Sunday, April 06, 2008

Hilarious Sports Talk Show

When I go on my baseball trips, it's something of a tradition for me to listen to sports talk radio, both national and local, as much as I can. I love listening to people go apoplectic over whatever the crisis du jour happens to be...and if you listen to several shows in several days, and it gets repetitive, it becomes sort of strange (like a religious ritual you don't know) and sort of comforting (like a religious ritual you do know).

Anyhow, I'm blessed with a wife who accepts this sports-talk-radio component of the baseball trips. We did a scan and got an ESPN radio affiliate.

For a town in west Arkansas--population 6550.

I've found it fairly common for these small towns to have ESPN or Fox Sports affiliates. They'll usually play the National feed all day, perhaps breaking out to play college or pro games of local interest. It's a sure bet I'll hear Colin Cowherd or Jim Rome. I figure these tiny stations really only need two or three employees to sit in the studio and play the commercials.

But Friday I heard an actual local hour-long local show.

The poor guy was lonely. Really lonely.

Nobody called in. This left the guy in a position of just kind of riffing on sports for a while.

I'd like to think I could do well in that situation. I love sports, and my NFL (that'd be forensics) experience of extemp combined with DI, I can craft an argument and sell it.

It's a matter of narrowing your scope. To wit:

"The Memphis Tigers are in the Final Four, and coach John Calipari is playing the 'no respect' card again. In spite of his number one seed, his former number one national ranking, and repeated drubbings, he insists on a lack of respect. Tell me what you think: is he right? Or is this a ploy to motivate his players?

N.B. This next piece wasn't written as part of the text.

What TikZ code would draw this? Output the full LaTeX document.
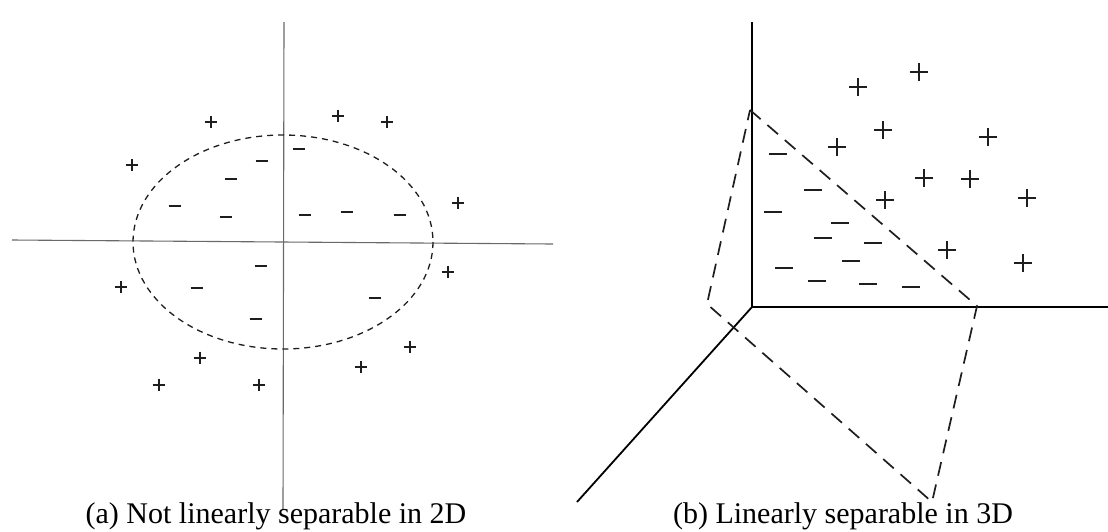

If it's a ploy, do you believe it will work, or are his players savvy enough to see through it?"

Dress that up a little bit with some quotes, and you've got about two minutes of compelling radio. Attach it to "can't win the big one" controversies about Bill Self,and we've got ourselves a controversy. If nobody calls in, the net result is a little impromptu editorial, and that's fun in itself.

What was strange to me was that the the overmatched small-town sports guy didn't seem to understand the genre. His topic was, more or less, "sports." Once he stated that local softball and Little League games were rained out (yes, he did that), he meandered through absolutely every single topic imaginable. I didn't understand a bit of it. And then he'd say "The phone number is 123-4567. Call in. The lines are free, we'll get you in right away."

I tuned in halfway through the hour and listened to twenty minutes of this. It was mesmerizing. My heart went out to the dude...nobody was going to call. In fact, I had a strong sense that my wife and I were probably the only people who heard his voice.

Then, incredibly, things got worse for the guy.

"Oh!" he said, cutting off a sentence. "We have a caller! [pause] Hello, you're on Sports Talk!"

A woman called. I could barely hear her, but I think she was asking for the address of the studio or some such.

The poor guy. "Um, we're doing a live show. Call back in ten minutes."

Swankette thinks the caller may have been the host's mom.

Well, that did it. As my wife drove, I dug out my cell phone and called in. I simply had to have him realize that someone was listening.

I got right through...amazingly, there was no engineer, no call screener. Just ringing and then the guy picking up the phone. No delay, either...I was able to shut off the radio as I heard him announce my call.

I had no real question to ask, of course, so I thought I'd throw him a softball--take the biggest story of the day (Chris Henry released by the Bengals for bad behavior) and tie it to an important story for the home team (Cowboys' recently-dashed interest in Pacman Jones). Tailor-made! After discussing Henry and Jones, I asked, quite simply, how he felt about the NFL's recent rejection of players who behave badly.

He responded the only way he knew how--at length and incoherently. But he punctuated it with a question: "Do you think the Cowboys will go after Chris Henry?"

No, I didn't, but that wasn't really the point of my question. So I narrowed it a bit: "Do you think a player like Henry or Jones, as good as they are on the field, are worth the trouble they bring off of it?"

He said "No, but that's my opinion. Do you?"

I said no.

I don't know. Maybe the way I ended the call was a little patronizing of the small-town radio guy, but I felt I had to do it.

I said "Hey, great show man, thanks for taking my call." As if he had a choice...he had no engineer. Even the woman asking or directions had gotten through.

Still, I hope that getting one caller helped him feel better, and I hope his show improves or expands. But man, even with no experience in the field outside of play-by-play for my high school, I'd love to help the guy out. It was as if he'd never even listened to a sports talk show, and the result was some irresistible radio rubbernecking.